Welcome to 1812
Reasoning that it qualified as dissertation-research (for me, that is), D and I drove down to the Niagara Peninsula last weekend to watch the re-enactment of the Battle of Queenston Heights. This event was part of a huge, national project to commemorate the 200th anniversary of the War of 1812, with events planned all around Ontario and Quebec for the next two years. There will be fancy-dress armies, historically-accurate food, tall ships, sea-battles, red-coats, poke bonnets. Laura Secord. Tecumseh. General Isaac Brock. The events are spectacular, and expensive, equal parts educational opportunity and vacation plan.
This event drew nearly a thousand re-enactors, many of them men who double as combatants in the Seven Years War, or the American Civil War. It lasted all weekend, with Saturday devoted to the battle, and Sunday to “Brock”‘s funeral, and a slow march in costume through Niagara-on-the-Lake.
They had 15 000 visitors. That’s far, far more than were involved in the original battle, and thousands more than the first centenary in 1912.
You can see from the pictures that the weather was suitably muted and contemplative for the event, as though nature itself had taken the time to properly honour our military history. The sky was grey, occasionally a pale, autumnal blue over the battle, but it darkened into rain by late afternoon, when the day’s events ended with a simulacrum of Brock’s body carried off the heights to the accompaniment of a fife-and-drum lament.
It’s Strange to be the Audience for a Battle (even if it’s a re-enactment)

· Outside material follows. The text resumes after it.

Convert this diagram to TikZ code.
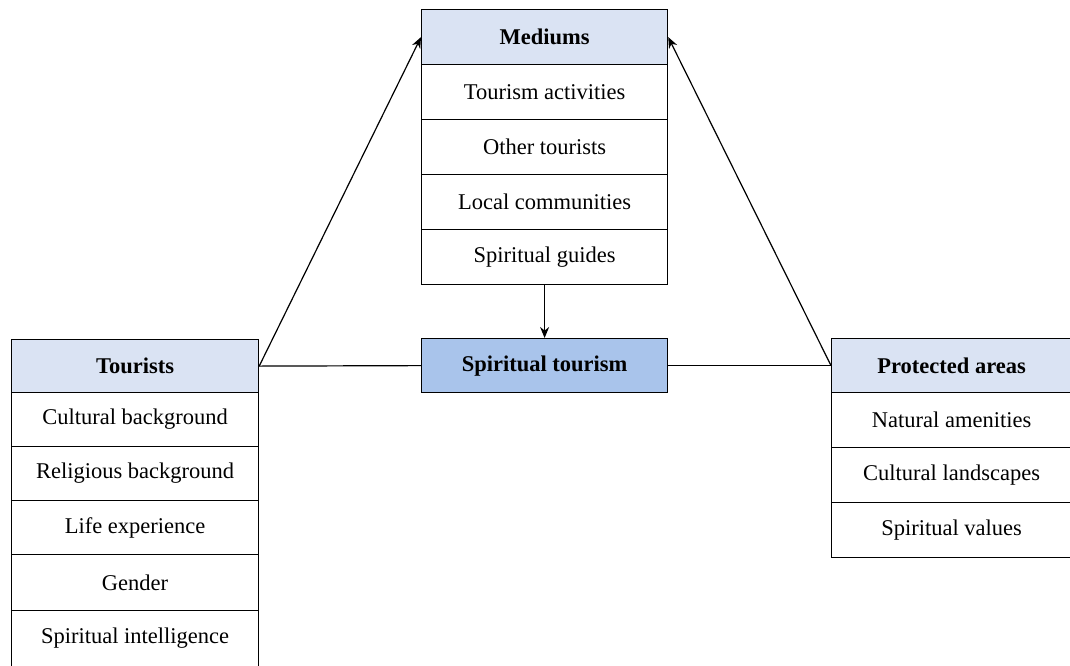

Often as we were walking through the crowd I’d see, in the corner of my eye, some woman in a bonnet, with a long cloak, or a man in a red coat, carrying a gun, or a “Mohawk Warrior” in red and black paint. There were white canvas tents full of souvenirs and, as I was talking to an artist whose work was on display at the Brock Memorial, I heard canons in the distance.
The battle began at three o’clock. The field was cordoned off by yellow tape, and the crowd pressed up against it, holding their cameras over their heads to catch a glimpse of the red-coats who hid in the trees. The woman who narrated the re-enactment started by telling us to imagine that the playing-field before us as the whole stretch of land from the Niagara River to the top of the Heights. She told us the story of the battle in four acts, re-setting the stage with each phase, framing the events not as history, but as theatre.
Like a lot of civic performances I’ve attended, it was a hybrid, half ceremony, half art. It possessed both the authority of public history and verified fact– this was true, after all, and re-enacted on the very day and the very site of the original events– and the appeal of history as spectacle, as story. The narrator plotted each event for us with the high, excessive language of melodrama, from the first nefarious attack on the Niagara frontier, to the darkest hour of Brock’s death, and ending with the final, hard-won victory against tyranny and invasion. From us it demanded a shared act of imagination, as we were called to synthesize these elements– the costumes, the site, the narrative– into something meaningful, into something that unified us, for a while, in patriotic sentiment.
And we, the audience for this mock battle, responded to its theatricality. We booed the American advances, as we booed Brock’s death. We clapped when John Norton’s Mohawks (referred to throughout as “our First Nations Allies”) crept around to surprise the Americans from the rear. We cheered when British forces surrounded and defeated the invaders. It was a lot like a hockey game. Or Henry V. Or Braveheart.